10/02/1994
6:51 pm
Still at D.N.H. 4½ weeks.
I spoke to mil last night, and "reoffered" to let her live w/us for awhile. She’s unsure – of me, and of what she wants. Apparently there’s a man she’s "involved" with, but he’s married, and just as confused as she is. She’s due to arrive in 5 days, so we shall see.
My little boy is going to be 1 year old in a week and ½, I want to do a "party" for him, but I’m not sure how to go about it, and if we can afford it. Tomorrow I am taking Aaron w/me to Newport and I’m gonna look for some b-day "stuff" and a pepsi bottle & bags.

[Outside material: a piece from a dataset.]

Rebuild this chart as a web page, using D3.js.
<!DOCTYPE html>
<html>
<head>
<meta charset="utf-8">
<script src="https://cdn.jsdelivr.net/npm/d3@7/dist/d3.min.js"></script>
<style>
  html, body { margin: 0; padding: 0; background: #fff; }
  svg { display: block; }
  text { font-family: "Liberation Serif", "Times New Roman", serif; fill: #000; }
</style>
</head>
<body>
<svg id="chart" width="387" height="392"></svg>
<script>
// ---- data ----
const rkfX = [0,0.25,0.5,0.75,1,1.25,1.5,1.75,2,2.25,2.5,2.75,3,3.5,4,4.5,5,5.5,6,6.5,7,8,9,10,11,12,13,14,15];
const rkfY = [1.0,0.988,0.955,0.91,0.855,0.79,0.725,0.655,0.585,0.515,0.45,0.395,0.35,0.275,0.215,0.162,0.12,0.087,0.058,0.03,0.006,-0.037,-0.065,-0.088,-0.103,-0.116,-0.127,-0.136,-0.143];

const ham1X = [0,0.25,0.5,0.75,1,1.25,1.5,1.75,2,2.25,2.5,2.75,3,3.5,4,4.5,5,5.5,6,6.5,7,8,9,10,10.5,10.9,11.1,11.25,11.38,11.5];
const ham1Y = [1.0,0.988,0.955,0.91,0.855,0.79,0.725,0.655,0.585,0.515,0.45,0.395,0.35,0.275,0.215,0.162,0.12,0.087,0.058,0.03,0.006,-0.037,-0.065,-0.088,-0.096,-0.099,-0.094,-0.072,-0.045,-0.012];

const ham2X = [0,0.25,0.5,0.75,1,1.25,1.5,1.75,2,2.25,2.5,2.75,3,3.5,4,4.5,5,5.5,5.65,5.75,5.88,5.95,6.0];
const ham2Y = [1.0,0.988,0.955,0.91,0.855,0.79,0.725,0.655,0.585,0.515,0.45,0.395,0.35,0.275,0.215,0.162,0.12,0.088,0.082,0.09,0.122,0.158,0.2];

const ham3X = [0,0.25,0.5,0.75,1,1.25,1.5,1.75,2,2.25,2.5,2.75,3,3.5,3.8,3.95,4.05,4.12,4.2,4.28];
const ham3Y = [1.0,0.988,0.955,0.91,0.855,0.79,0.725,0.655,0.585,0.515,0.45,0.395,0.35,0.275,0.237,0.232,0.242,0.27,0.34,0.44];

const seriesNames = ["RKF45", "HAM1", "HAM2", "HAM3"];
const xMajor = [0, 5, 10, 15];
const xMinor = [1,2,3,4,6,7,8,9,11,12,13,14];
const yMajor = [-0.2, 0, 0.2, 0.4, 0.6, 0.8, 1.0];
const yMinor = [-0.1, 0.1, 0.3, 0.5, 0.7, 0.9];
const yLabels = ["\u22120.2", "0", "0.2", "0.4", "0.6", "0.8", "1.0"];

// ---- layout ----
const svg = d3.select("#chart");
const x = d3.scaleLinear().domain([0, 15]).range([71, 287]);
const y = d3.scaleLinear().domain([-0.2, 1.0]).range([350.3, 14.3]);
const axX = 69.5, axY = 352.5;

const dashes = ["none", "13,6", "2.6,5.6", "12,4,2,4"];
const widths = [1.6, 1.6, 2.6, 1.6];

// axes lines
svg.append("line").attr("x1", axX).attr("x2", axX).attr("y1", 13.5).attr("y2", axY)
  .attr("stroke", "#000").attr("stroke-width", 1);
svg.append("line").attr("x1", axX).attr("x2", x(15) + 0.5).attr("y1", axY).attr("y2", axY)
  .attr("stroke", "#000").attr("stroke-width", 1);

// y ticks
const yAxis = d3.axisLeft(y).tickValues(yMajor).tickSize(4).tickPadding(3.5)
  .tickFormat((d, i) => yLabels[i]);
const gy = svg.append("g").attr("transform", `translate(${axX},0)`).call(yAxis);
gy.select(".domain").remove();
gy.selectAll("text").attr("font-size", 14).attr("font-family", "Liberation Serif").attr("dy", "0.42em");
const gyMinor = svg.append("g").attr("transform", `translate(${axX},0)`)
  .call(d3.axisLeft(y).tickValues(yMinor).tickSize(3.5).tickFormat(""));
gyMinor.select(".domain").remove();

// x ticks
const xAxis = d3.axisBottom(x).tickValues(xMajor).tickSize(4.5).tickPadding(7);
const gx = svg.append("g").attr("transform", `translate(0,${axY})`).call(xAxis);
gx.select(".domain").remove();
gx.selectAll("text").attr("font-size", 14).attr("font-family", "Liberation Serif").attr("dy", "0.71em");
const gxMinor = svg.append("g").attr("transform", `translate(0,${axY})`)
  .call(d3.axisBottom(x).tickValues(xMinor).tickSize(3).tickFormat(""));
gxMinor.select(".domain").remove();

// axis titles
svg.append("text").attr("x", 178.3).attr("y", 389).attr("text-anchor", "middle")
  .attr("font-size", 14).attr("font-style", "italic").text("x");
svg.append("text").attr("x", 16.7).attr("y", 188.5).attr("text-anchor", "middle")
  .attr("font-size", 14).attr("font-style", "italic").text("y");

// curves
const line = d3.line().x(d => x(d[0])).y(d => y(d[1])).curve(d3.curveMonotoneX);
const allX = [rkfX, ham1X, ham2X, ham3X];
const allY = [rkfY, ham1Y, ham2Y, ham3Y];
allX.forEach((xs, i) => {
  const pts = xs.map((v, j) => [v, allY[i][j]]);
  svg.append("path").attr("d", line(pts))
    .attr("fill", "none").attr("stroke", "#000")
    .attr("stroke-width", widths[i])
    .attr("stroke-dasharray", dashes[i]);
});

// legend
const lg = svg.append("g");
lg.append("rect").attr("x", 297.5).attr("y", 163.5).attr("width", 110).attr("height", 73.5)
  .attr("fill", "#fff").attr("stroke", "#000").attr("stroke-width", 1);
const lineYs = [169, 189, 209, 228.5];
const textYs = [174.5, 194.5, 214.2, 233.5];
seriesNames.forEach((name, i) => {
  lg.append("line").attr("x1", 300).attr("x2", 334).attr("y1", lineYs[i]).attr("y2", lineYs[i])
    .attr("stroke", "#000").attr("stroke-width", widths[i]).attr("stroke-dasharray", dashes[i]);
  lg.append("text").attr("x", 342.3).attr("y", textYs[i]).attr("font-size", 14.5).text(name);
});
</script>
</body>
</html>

K keeps saying that he is going to buy me the journal that I want into Staples. The book costs $25, so that’s a "BIG" present – besides, k just bought me a wedding band–on Thursday he was supposedly going to put a band and a diamond on layaway, but he surprised me with the band. I know I’ve said this before; but it hasn’t (and won’t) leave my finger (until Jan. 1998). K said as soon as the diamond is paid for, I can have it. He’s kissed my ring numerous times.
Today I ripped my pants at work, so I could get a new pair of pants–and when I finally admitted it to K, he was quite "understanding". He says it’s a stage that everyone goes through, I’m just 10 years too late!
October 4, 1994
2:35 pm
I spoke to B today, and she said she definately wants my help for X-mas–but I might be at D.N.H. a few extra weeks, so B agreed that, should I be at the nursing home, she’ll schedule me nights until I’m done there. Maybe, if things work out right, I’ll get a job at R’s. I talked it over w/K, and I’m not gonna apply for any more jobs until I see if mil is staying or if K is going to get a job nights again. Finding a babysitter is extremely hard, so, until I’m SURE, I’m not even gonna bother. It’s really hard not knowing sometimes if C will be able to watch Aaron or not–it’s very stressful. The other night K & I got into an argument/discussion about staying in the trailor, or moving to a little house a few miles closer to Bangor. I want the latter, K is feeling "nostalgic" about this place, I feel no attachments or sentiments. I don’t know why, I’ve lived here for over 2 years and I got pregnant here–but I still don’t feel "at home" here. But maybe I’ll never feel at home anywhere! But IN MY HEART I yearn for a little house with trees in the yard, and my own touches.
You’ll never guess what I found out today – L & B are getting a divorce! They’ve only been married for 4 months, and she’s only lived w/him for 1 month! I’m tickled pink! I’ve always disliked L, and now she’s gotten exactly what she deserved! I wonder what she’s gonna do? She has no job, a 15 month old baby, and she has to live with her parents in a dinky and cramped trailor! I guess the story goes that B just couldn’t handle living with L, so on Saturday he told her he wanted a divorce, and while he was at work on Monday, she packed up her shit and left – and now she is telling people B is an asshole. I <3 it!